For the purposes of employment and the provision of goods and services it is, in general, no longer lawful to take any account of any of these listed characteristics. They are deemed by the law to be irrelevant to decisions about who to employ, or who to serve. And with the exception of disability, the characteristics protected by equality law can, in principle, be relied upon by anyone. Thus a white, male, middle-aged, married, heterosexual Christian can pray in aid anti-discrimination law if he is subject to detrimental treatment which is directly or indirectly referable to the fact that he is male, or middle-aged, or white or heterosexual or Christian.

But there then arises the paradox. Is it not unlawful discrimination against, for example a committed Christian, to prevent him from acting upon his religiously based beliefs by say: his asking to be relieved of his duties as a civil registrar to solemnise same sex civil partnerships ; or his seeking exemption in his job as relationship/marriage guidance counsellor from working with same sex couples ; or in his refusing to rent a double-bedded room to a gay couple in the hotel which he owns and runs ; or in his wearing a crucifix to work ; or in his seeking to foster or to adopt children within a home context which strongly emphasises a religiously based moral code of right behaviour; or, as a care worker , his offering to pray with, and for, residents of a care home ?

It appears not. The courts analyse such cases from a discrimination law perspective by asking whether a person without religiously based views would have been permitted to act in any of these ways. If both a religious and a non-religious person would not have been permitted to do these things, then there is no discrimination on grounds of religion or belief.

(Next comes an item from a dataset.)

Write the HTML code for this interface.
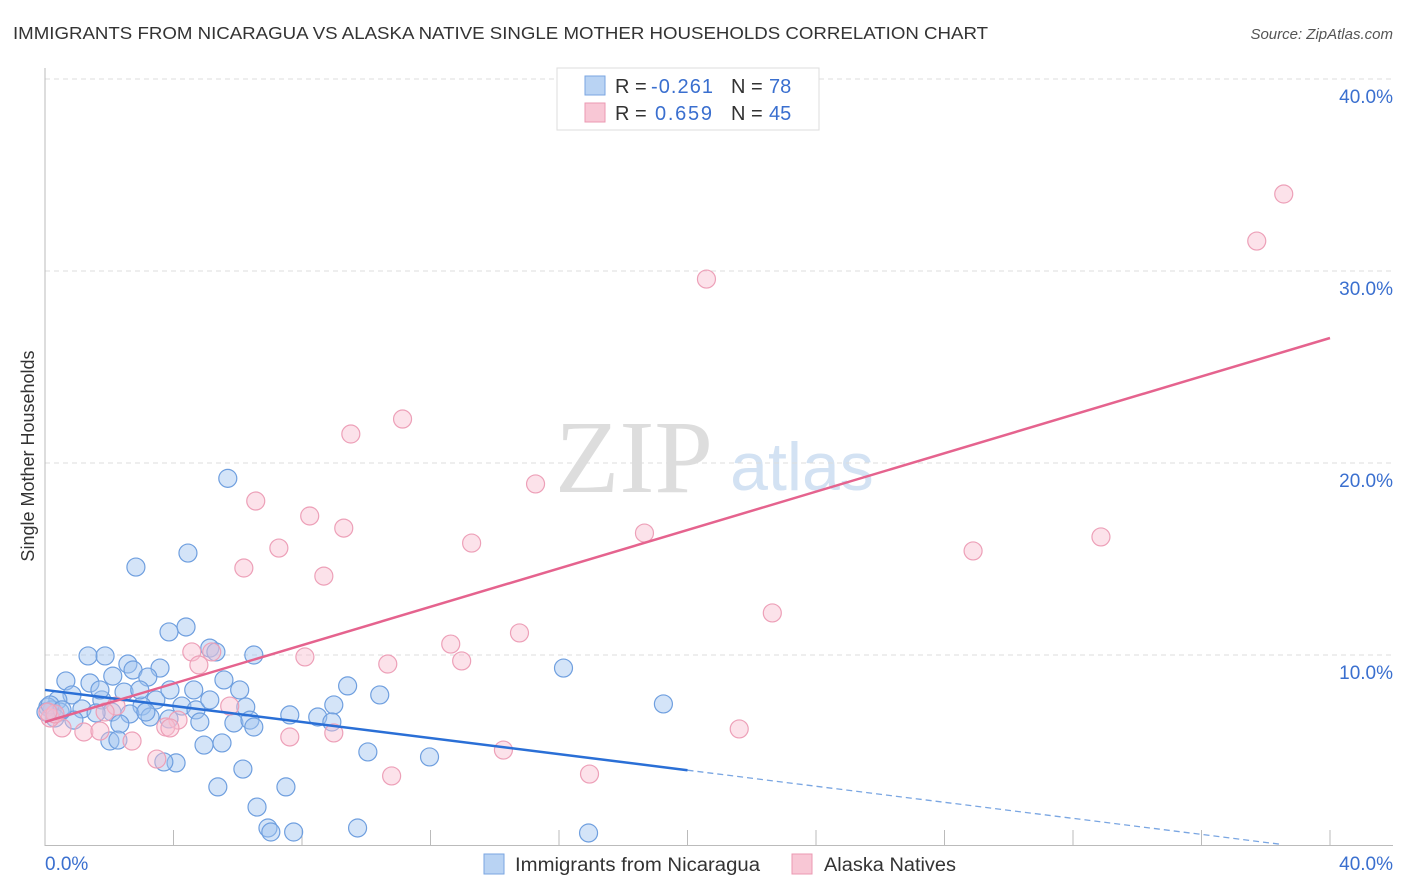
<!DOCTYPE html>
<html><head><meta charset="utf-8"><style>
body{margin:0;background:#fff;font-family:"Liberation Sans",sans-serif;}
#wrap{position:relative;width:1406px;height:892px;overflow:hidden;}
</style></head><body>
<div id="wrap">
<svg id="svg" width="1406" height="892" xmlns="http://www.w3.org/2000/svg" font-family="Liberation Sans, sans-serif">
<text x="13" y="39" font-size="17.5" fill="#333" textLength="975" lengthAdjust="spacingAndGlyphs">IMMIGRANTS FROM NICARAGUA VS ALASKA NATIVE SINGLE MOTHER HOUSEHOLDS CORRELATION CHART</text>
<text x="1393" y="39" font-size="15" fill="#555" font-style="italic" text-anchor="end">Source: ZipAtlas.com</text>
<text x="634" y="492" font-size="104" fill="#ddd" font-family="Liberation Serif, serif" text-anchor="middle" textLength="158" lengthAdjust="spacingAndGlyphs">ZIP</text>
<text x="802" y="490" font-size="68" fill="#d3e2f3" text-anchor="middle">atlas</text>
<text transform="translate(34,456) rotate(-90)" font-size="18" fill="#333" text-anchor="middle">Single Mother Households</text>
<g id="grid"></g><g id="axes"></g><g id="pts"></g><g id="lines"></g>
<g>
<rect x="557" y="68" width="262" height="62" fill="#fff" stroke="#ddd"/>
<rect x="585" y="76" width="20" height="19" fill="#b9d3f3" stroke="#7aa6e2"/>
<rect x="585" y="103" width="20" height="19" fill="#f8c7d5" stroke="#eb98b2"/>
<text x="615" y="93" font-size="20" fill="#333">R = <tspan x="651" fill="#3a6fcf" textLength="62">-0.261</tspan><tspan x="731">N = </tspan><tspan x="769" fill="#3a6fcf">78</tspan></text>
<text x="615" y="120" font-size="20" fill="#333">R = <tspan x="655" fill="#3a6fcf" textLength="57">0.659</tspan><tspan x="731">N = </tspan><tspan x="769" fill="#3a6fcf">45</tspan></text>
</g>
<g>
<rect x="484" y="854" width="20" height="20" fill="#b9d3f3" stroke="#7aa6e2"/>
<text x="515" y="871" font-size="19" fill="#333" textLength="245" lengthAdjust="spacingAndGlyphs">Immigrants from Nicaragua</text>
<rect x="792" y="854" width="20" height="20" fill="#f8c7d5" stroke="#eb98b2"/>
<text x="824" y="871" font-size="19" fill="#333" textLength="132" lengthAdjust="spacingAndGlyphs">Alaska Natives</text>
</g>
</svg>
</div>
<script>
const blueX=[5.69,2.83,4.45,4.39,3.86,5.13,5.32,6.5,1.34,1.87,2.58,3.58,2.74,0.65,1.4,2.11,3.2,5.57,4.63,2.46,0.84,0.4,1.77,3.45,4.26,3.02,2.08,4.7,6.25,8.99,9.42,10.42,1.15,1.59,0.22,0.09,0.47,2.64,3.27,3.86,4.82,5.88,6.38,6.5,2.33,3.14,8.49,8.93,0.9,4.95,5.51,2.02,2.27,4.08,3.7,6.16,10.05,11.97,5.38,6.6,7.5,6.94,7.03,7.74,9.73,16.92,16.14,19.25,0.03,0.16,0.31,0.53,1.71,2.95,3.89,5.13,6.06,7.62];
const blueY=[19.2,14.58,15.31,11.46,11.2,10.36,10.16,10.0,9.95,9.95,9.53,9.32,9.22,8.65,8.54,8.9,8.85,8.7,8.18,8.07,7.92,7.66,7.66,7.66,7.34,7.34,7.03,7.14,7.29,7.4,8.39,7.92,7.19,6.98,7.14,7.29,7.03,6.93,6.77,6.67,6.51,6.46,6.61,6.25,6.41,7.03,6.77,6.51,6.61,5.31,5.42,5.52,5.57,4.38,4.43,4.06,4.95,4.69,3.13,2.08,3.13,0.99,0.78,0.78,0.99,0.73,9.32,7.45,7.03,7.4,6.72,7.14,8.18,8.18,8.18,7.66,8.18,6.88];
const pinkX=[38.56,37.72,20.59,11.13,9.52,15.27,6.56,8.24,9.3,13.28,18.66,32.87,28.89,7.28,6.19,8.68,22.64,14.77,12.63,12.97,10.67,8.09,4.57,5.19,4.79,5.75,2.21,4.14,3.76,7.62,8.99,21.61,0.53,1.21,1.71,2.71,3.48,3.89,14.27,10.79,16.95,0.16,0.31,0.09,1.87];
const pinkY=[34.01,31.56,29.58,22.29,21.51,18.91,18.02,17.24,16.61,15.83,16.35,16.15,15.42,15.57,14.53,14.11,12.19,11.15,10.57,9.69,9.53,9.9,10.16,10.16,9.48,7.34,7.34,6.61,6.25,5.73,5.94,6.15,6.2,5.99,6.04,5.52,4.58,6.2,5.05,3.7,3.8,6.72,6.93,7.03,7.03];
const yTicks=[10,20,30,40];
const xTickLabels=["0.0%","40.0%"];
const blueTrend=[8.18,-0.209];
const pinkTrend=[6.51,0.5];
const NS="http://www.w3.org/2000/svg";
const sx=v=>45+v*(1285/40);
const sy=v=>847-v*19.2;
function mk(t,a,p){const e=document.createElementNS(NS,t);for(const k in a)e.setAttribute(k,a[k]);p.appendChild(e);return e;}
const grid=document.getElementById('grid'),axes=document.getElementById('axes'),pts=document.getElementById('pts'),lines=document.getElementById('lines');
yTicks.forEach(t=>{
 const l=mk('line',{x1:45,x2:1393,y1:sy(t),y2:sy(t),stroke:'#ddd','stroke-dasharray':'5,4'},grid);
 
 
 const tx=mk('text',{x:1393,y:sy(t)+24,'font-size':19,fill:'#3a6fcf','text-anchor':'end'},grid);
 tx.textContent=t.toFixed(1)+'%';
 
 
});
const ya=mk('line',{x1:45,x2:45,y1:68,y2:846,stroke:'#bbb'},axes);


const xa=mk('line',{x1:45,x2:1393,y1:845.5,y2:845.5,stroke:'#bbb'},axes);


for(let i=1;i<=10;i++){
 const t=mk('line',{x1:sx(i*4),x2:sx(i*4),y1:830,y2:845,stroke:'#bbb'},axes);
 
 
}
const xl0=mk('text',{x:45,y:870,'font-size':19,fill:'#3a6fcf'},axes);xl0.textContent=xTickLabels[0];


const xl1=mk('text',{x:1393,y:870,'font-size':19,fill:'#3a6fcf','text-anchor':'end'},axes);xl1.textContent=xTickLabels[1];


blueX.forEach((x,i)=>{
 const c=mk('circle',{cx:sx(x),cy:sy(blueY[i]),r:9,fill:'rgba(160,195,240,0.45)',stroke:'#6f9fdf','stroke-width':1.2},pts);
 
 
});
pinkX.forEach((x,i)=>{
 const c=mk('circle',{cx:sx(x),cy:sy(pinkY[i]),r:9,fill:'rgba(248,190,208,0.45)',stroke:'#eda0b8','stroke-width':1.2},pts);
 
 
});
const bt=x=>blueTrend[0]+blueTrend[1]*x, pt=x=>pinkTrend[0]+pinkTrend[1]*x;
const b1=mk('line',{x1:sx(0),y1:sy(bt(0)),x2:sx(20),y2:sy(bt(20)),stroke:'#2a6fd6','stroke-width':2.5},lines);


const b2=mk('line',{x1:sx(20),y1:sy(bt(20)),x2:sx(38.5),y2:sy(bt(38.5)),stroke:'#7aa6e2','stroke-width':1.3,'stroke-dasharray':'6,4'},lines);


const p1=mk('line',{x1:sx(0),y1:sy(pt(0)),x2:sx(40),y2:sy(pt(40)),stroke:'#e5638e','stroke-width':2.5},lines);


</script>
</body></html>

For the religious, however, this feels like a false comparison and an empty exercise on the part of the courts. The point about religiously based beliefs is that, for their adherents, they are justified. These beliefs are embedded within an overarching (religious) system. Their beliefs form an inextricable part of that religious world view. Their religious beliefs are intimately tied into the moral values to which they would adhere, by word and deed. Failing to act on those beliefs is not an option for the religious, because a failure so to act expresses for them a denial of their beliefs.

Thus, for the religious, their attitudes and judgments on right conduct are the very opposite of “prejudice” which anti-discrimination law was supposed to be aimed at. And, they would say, there can be no proper comparison between those who would discriminate on grounds of a religiously informed conscience, and those who so act simply from unthinking incoherent prejudice or bigotry. The pretended comparison between the religious and the irreligious wrongly treats unlike cases alike. The law should, instead, respect those who act on the basis of religiously informed conscience and make reasonable adjustments to accommodate them.

On this analysis, being religious is more akin, for discrimination law purposes, to having a disability. The law does not compare the disabled with the able-bodied and say that they should be treated the same – rather the law requires that account be taken of disability and appropriate measures taken to place the disabled on an equal footing with those without that disability. Similarly, the claim is made that the law should not treat the religious and the irreligious as equivalent; rather, the law should respect the beliefs and consciences of the religious and allow them to act on those beliefs without falling foul of anti-discrimination law.

The reply of the courts to date has been to allude to Elizabeth Tudor’s attributed remark to the effect that she “would not make a window into men’s souls”, and that the courts therefore will not require into (religious) motivations, but will simply examine (discriminatory) actions.

The riposte to that is two-fold. First the criminal law does already look at motivation; no-one can be convicted of a criminal offence unless it can be established not only that the wrongful act was done (actus reus) but that it was done with the requisite criminal intent (mens rea). Secondly Elizabeth Tudor’s remarks were made in the context of her law’s enforcement of conformity of religious practice, in requiring Catholics and Dissenters to attend Anglican service against their conscience. Her remark is not one based on any principled neutrality, but on cynicism backed by power: “I cannot govern how you think, but I can govern what you do”.

Applying that Elizabethan parallel to the present-day, the application of the norms of anti-discrimination law, even in the face of religious based conscientious objection, is interpreted by the new religious Dissenters as the State’s imposition of a required outward conformity to a new form of religious settlement: no longer Anglicanism, but a secularism which would banish religiously motivated action from the public square and confine religious belief wholly to the internal forum.